-- START --

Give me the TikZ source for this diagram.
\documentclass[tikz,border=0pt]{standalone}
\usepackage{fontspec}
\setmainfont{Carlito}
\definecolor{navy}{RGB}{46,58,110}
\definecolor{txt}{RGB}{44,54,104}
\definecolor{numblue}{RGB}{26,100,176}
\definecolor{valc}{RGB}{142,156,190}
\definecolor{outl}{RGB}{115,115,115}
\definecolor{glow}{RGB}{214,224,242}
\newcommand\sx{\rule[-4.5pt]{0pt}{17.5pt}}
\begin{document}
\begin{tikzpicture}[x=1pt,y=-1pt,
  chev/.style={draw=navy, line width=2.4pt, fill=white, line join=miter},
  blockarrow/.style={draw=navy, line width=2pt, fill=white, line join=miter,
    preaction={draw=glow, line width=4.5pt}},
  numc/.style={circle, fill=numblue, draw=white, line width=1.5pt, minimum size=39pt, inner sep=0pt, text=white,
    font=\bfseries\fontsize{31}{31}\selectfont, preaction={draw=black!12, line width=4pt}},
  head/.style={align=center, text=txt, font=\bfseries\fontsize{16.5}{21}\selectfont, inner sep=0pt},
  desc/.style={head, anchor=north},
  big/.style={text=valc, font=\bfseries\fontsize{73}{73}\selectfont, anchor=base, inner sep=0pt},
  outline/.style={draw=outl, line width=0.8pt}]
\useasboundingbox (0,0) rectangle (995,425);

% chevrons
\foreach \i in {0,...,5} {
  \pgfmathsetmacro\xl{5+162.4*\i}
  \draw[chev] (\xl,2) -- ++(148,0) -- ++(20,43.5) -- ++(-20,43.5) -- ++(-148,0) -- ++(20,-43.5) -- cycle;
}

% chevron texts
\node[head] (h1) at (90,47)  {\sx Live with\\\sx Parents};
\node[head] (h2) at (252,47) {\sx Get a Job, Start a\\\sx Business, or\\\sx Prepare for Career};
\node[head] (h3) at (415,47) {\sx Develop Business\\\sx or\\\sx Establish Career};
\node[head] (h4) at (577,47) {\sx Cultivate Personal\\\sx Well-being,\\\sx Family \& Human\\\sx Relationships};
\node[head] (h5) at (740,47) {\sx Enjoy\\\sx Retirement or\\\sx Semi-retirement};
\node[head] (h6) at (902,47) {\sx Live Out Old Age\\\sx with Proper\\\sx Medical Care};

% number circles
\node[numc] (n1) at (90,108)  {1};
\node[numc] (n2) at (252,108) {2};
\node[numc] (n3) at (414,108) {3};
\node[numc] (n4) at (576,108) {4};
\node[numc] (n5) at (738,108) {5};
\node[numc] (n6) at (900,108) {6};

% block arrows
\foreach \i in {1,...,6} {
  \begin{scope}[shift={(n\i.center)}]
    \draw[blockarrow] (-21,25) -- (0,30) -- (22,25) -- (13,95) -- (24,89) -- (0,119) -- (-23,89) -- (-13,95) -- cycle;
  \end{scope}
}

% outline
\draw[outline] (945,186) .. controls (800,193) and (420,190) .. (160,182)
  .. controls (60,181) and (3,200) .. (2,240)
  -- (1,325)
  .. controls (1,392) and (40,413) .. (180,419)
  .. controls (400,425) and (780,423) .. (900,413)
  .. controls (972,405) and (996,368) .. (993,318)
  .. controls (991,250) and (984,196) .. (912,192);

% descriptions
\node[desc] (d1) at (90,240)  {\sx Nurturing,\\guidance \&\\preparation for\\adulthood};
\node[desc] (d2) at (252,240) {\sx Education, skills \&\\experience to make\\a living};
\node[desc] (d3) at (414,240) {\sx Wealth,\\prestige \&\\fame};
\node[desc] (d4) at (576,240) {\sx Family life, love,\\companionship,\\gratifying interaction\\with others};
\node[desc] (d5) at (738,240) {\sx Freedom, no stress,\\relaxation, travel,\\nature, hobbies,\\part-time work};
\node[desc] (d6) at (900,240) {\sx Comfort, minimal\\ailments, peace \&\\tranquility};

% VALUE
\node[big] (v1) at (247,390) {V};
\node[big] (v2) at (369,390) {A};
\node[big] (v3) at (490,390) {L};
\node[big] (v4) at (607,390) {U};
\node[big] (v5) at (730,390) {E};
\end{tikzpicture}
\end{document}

-- END --
-- START --

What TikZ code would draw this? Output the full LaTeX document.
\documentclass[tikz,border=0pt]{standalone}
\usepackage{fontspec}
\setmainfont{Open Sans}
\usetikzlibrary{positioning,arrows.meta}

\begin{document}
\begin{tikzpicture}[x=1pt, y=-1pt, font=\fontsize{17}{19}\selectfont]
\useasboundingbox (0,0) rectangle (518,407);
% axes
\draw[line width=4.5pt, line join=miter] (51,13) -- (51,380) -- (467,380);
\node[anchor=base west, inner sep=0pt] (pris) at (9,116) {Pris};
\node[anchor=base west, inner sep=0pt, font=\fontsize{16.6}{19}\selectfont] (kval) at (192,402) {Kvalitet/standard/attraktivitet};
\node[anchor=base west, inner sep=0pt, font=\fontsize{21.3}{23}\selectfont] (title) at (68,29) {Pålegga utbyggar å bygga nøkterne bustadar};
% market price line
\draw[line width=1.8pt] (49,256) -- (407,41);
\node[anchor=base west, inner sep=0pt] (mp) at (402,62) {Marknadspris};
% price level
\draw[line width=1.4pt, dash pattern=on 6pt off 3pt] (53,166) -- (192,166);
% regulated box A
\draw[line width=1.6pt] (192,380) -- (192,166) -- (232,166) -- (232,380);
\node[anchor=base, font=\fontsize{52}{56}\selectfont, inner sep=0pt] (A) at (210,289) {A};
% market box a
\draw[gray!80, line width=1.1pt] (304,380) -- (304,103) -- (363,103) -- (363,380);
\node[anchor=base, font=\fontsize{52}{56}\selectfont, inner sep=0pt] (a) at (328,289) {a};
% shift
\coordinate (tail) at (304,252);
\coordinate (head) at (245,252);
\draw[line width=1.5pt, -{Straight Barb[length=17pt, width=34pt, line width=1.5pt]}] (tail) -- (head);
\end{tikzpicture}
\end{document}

-- END --

Pick each line holding the word "this" out of the listing.

Give me the TikZ source for this diagram.
What TikZ code would draw this? Output the full LaTeX document.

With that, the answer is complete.